§ Records shown
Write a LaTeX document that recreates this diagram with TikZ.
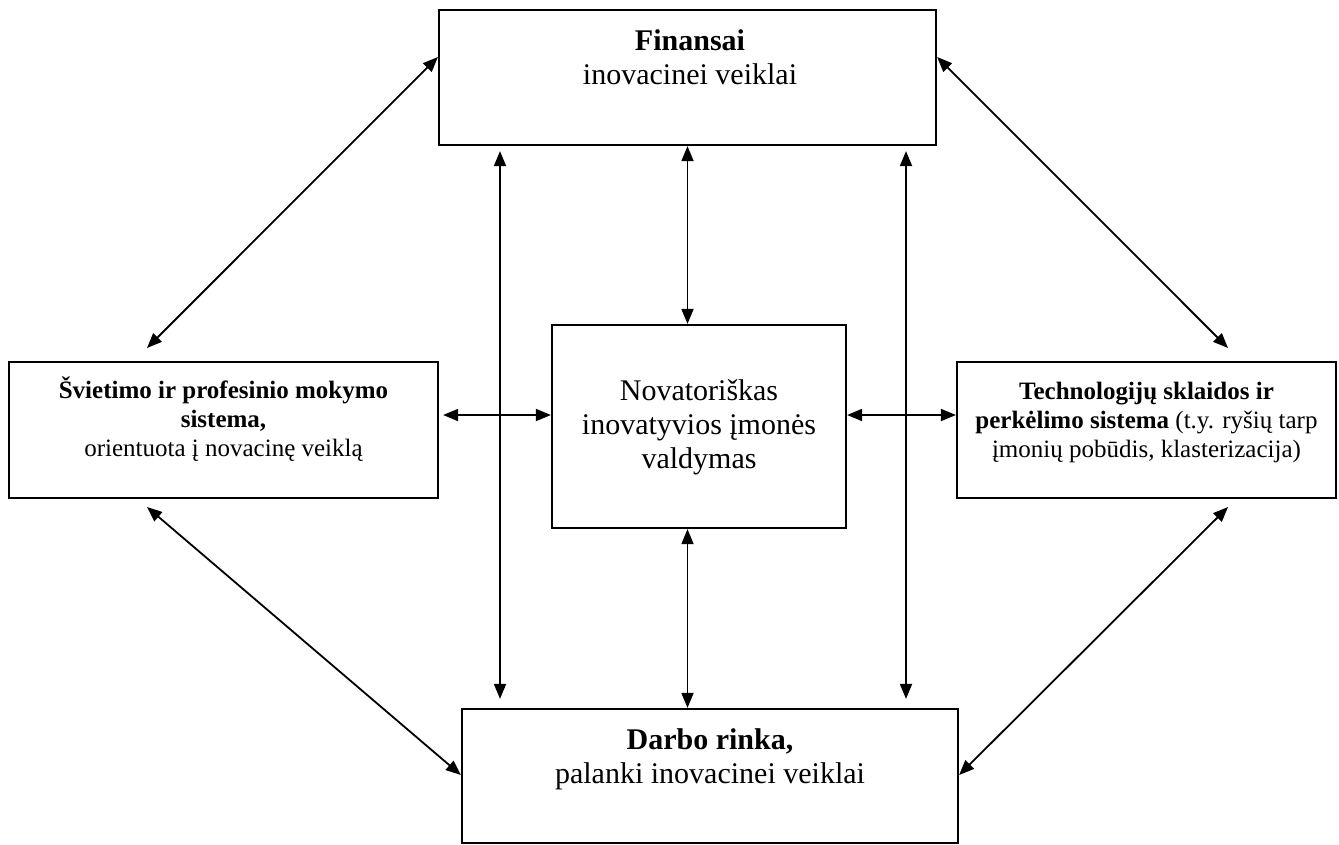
\documentclass[tikz,border=0pt]{standalone}
\usepackage{fontspec}
\setmainfont{Liberation Serif}
\usetikzlibrary{arrows.meta}
\begin{document}
\begin{tikzpicture}[x=1pt,y=-1pt,
  box/.style={draw, line width=2.2pt, inner sep=0pt},
  bigtxt/.style={align=center, inner sep=0pt, font=\fontsize{30}{34}\selectfont},
  smalltxt/.style={align=center, inner sep=0pt, font=\fontsize{25}{29}\selectfont},
  link/.style={{Triangle[length=15pt,width=12pt]}-{Triangle[length=15pt,width=12pt]}, line width=1.8pt}]
\useasboundingbox (0,0) rectangle (1339,844);
% boxes
\node[box, minimum width=497pt, minimum height=135pt] (top) at (687.5,77.5) {};
\node[box, minimum width=429pt, minimum height=136pt] (left) at (223.5,430) {};
\node[box, minimum width=379pt, minimum height=136pt] (right) at (1146.5,430) {};
\node[box, minimum width=294pt, minimum height=203pt] (center) at (699,426.5) {};
\node[box, minimum width=496pt, minimum height=134pt] (bottom) at (710,776) {};
% texts
\node[bigtxt] (toptxt) at (690,57.5) {\textbf{Finansai}\\inovacinei veiklai};
\node[bigtxt] (centertxt) at (699,427) {Novatoriškas\\inovatyvios įmonės\\valdymas};
\node[bigtxt] (bottomtxt) at (710,759.5) {\textbf{Darbo rinka,}\\palanki inovacinei veiklai};
\node[smalltxt] (lefttxt) at (223.5,419.5) {\textbf{Švietimo ir profesinio mokymo}\\\textbf{sistema,}\\orientuota į novacinę veiklą};
\node[smalltxt] (righttxt) at (1146.5,422) {\textbf{Technologijų sklaidos ir}\\\textbf{perkėlimo sistema} (t.y. ryšių tarp\\įmonių pobūdis, klasterizacija)};
% helper coordinates
\coordinate (vl) at (500,0);
\coordinate (vr) at (906,0);
\coordinate (hy) at (0,415);
\coordinate (ya) at (0,57);
\coordinate (yb) at (0,775);
\coordinate (aL) at (147,348);
\coordinate (aR) at (1228,348);
\coordinate (bL) at (147,507);
\coordinate (bR) at (1228,507);
% connectors
\draw[link, shorten <=5pt, shorten >=9pt] (top.south -| vl) -- (bottom.north -| vl);
\draw[link, shorten <=5pt, shorten >=9pt] (top.south -| vr) -- (bottom.north -| vr);
\draw[link] (top.south) -- (top.south |- center.north);
\draw[link] (top.south |- center.south) -- (top.south |- bottom.north);
\draw[link, shorten <=4pt] (left.east |- hy) -- (center.west |- hy);
\draw[link] (center.east |- hy) -- (right.west |- hy);
\draw[link] (aL) -- (top.west |- ya);
\draw[link] (top.east |- ya) -- (aR);
\draw[link] (bL) -- (bottom.west |- yb);
\draw[link] (bR) -- (bottom.east |- yb);
\end{tikzpicture}
\end{document}
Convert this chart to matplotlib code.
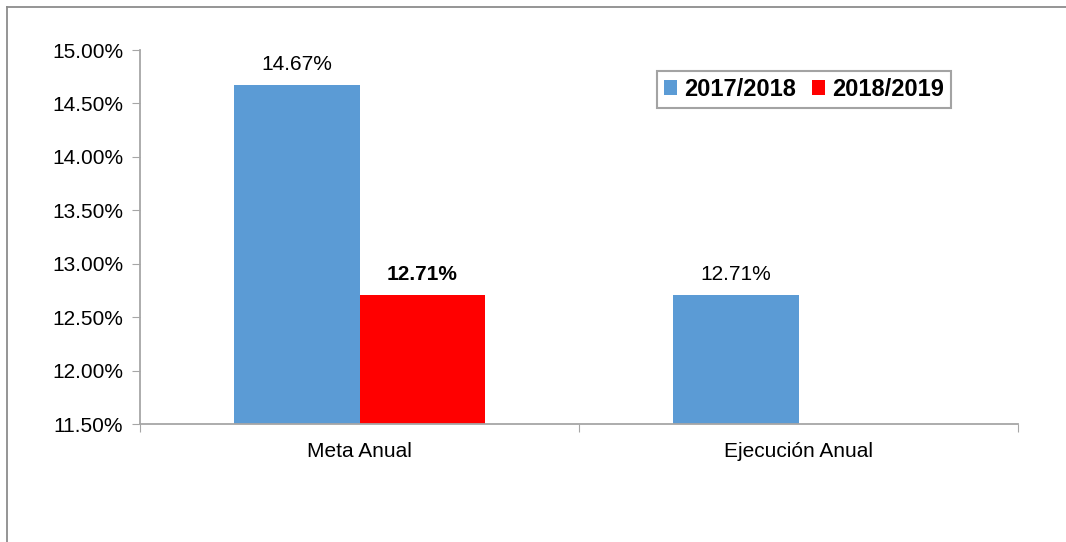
import matplotlib.pyplot as plt
from matplotlib.lines import Line2D
from matplotlib.ticker import FuncFormatter
import numpy as np

plt.rcParams['font.family'] = ['Liberation Sans', 'DejaVu Sans']

# datos
categorias = ['Meta Anual', 'Ejecución Anual']
series = ['2017/2018', '2018/2019']
valores_1718 = [14.67, 12.71]
valores_1819 = [12.71, None]  # sin ejecucion para 2018/2019
colores = ['#5B9BD5', '#FF0000']
etiquetas_negrita = [False, True]
ticks_y = [11.5, 12.0, 12.5, 13.0, 13.5, 14.0, 14.5, 15.0]

fig = plt.figure(figsize=(10.66, 5.42), dpi=100)
ax = fig.add_axes([140 / 1066, 1 - 424 / 542, 878 / 1066, 374 / 542])

# marco exterior (solo se ven la linea de arriba y la izquierda)
borde = '#8c8c8c'
fig.add_artist(Line2D([7 / 1066, 1.0], [1 - 7 / 542, 1 - 7 / 542],
                      transform=fig.transFigure, color=borde, lw=1.3))
fig.add_artist(Line2D([7 / 1066, 7 / 1066], [0.0, 1 - 7 / 542],
                      transform=fig.transFigure, color=borde, lw=1.3))

x = np.arange(len(categorias))
ancho = 0.287
for i, (vals, nombre) in enumerate(zip([valores_1718, valores_1819], series)):
    offset = (i - 0.5) * ancho
    xs = [xi + offset for xi, v in zip(x, vals) if v is not None]
    ys = [v for v in vals if v is not None]
    ax.bar(xs, [v - ticks_y[0] for v in ys], ancho, bottom=ticks_y[0],
           color=colores[i], label=nombre, linewidth=0)
    for xb, v in zip(xs, ys):
        ax.annotate(f'{v:.2f}%', (xb, v), xytext=(0, 8), textcoords='offset points',
                    ha='center', va='bottom', fontsize=15,
                    fontweight='bold' if etiquetas_negrita[i] else 'normal')

ax.set_xlim(-0.5, 1.5)
ax.set_ylim(ticks_y[0], ticks_y[-1])
ax.set_yticks(ticks_y)
ax.yaxis.set_major_formatter(FuncFormatter(lambda v, p: f'{v:.2f}%'))
ax.set_xticks([-0.5, 0.5, 1.5])
ax.set_xticklabels([])
ax.set_xticks(x, minor=True)
ax.set_xticklabels(categorias, minor=True)
ax.tick_params(axis='x', which='minor', length=0, pad=13, labelsize=15)
ax.tick_params(axis='x', which='major', length=6, color='#a6a6a6')
ax.tick_params(axis='y', length=6, color='#a6a6a6', labelsize=15, pad=6)

for lado in ['top', 'right']:
    ax.spines[lado].set_visible(False)
for lado in ['left', 'bottom']:
    ax.spines[lado].set_color('#a6a6a6')
    ax.spines[lado].set_linewidth(1.3)

leg = ax.legend(loc='upper left', bbox_to_anchor=((657 - 152) / 878, 1 - 9 / 374),
                ncol=2, frameon=True, fancybox=False, handlelength=0.55, handleheight=0.55,
                handletextpad=0.3, columnspacing=0.7, borderpad=0.3,
                prop={'weight': 'bold', 'size': 17})
leg.get_frame().set_edgecolor('#8c8c8c')
leg.get_frame().set_linewidth(1.5)

fig.savefig('out.png', dpi=100)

§ What you are asked to do
From the records above, copy only the lines running from the line containing "Convert this chart to matplotlib code." to the line containing "plt.rcParams['font.family'] = ['Liberation", both ends included. Leave the pictures out.

§ Task response
Convert this chart to matplotlib code.
import matplotlib.pyplot as plt
from matplotlib.lines import Line2D
from matplotlib.ticker import FuncFormatter
import numpy as np

plt.rcParams['font.family'] = ['Liberation Sans', 'DejaVu Sans']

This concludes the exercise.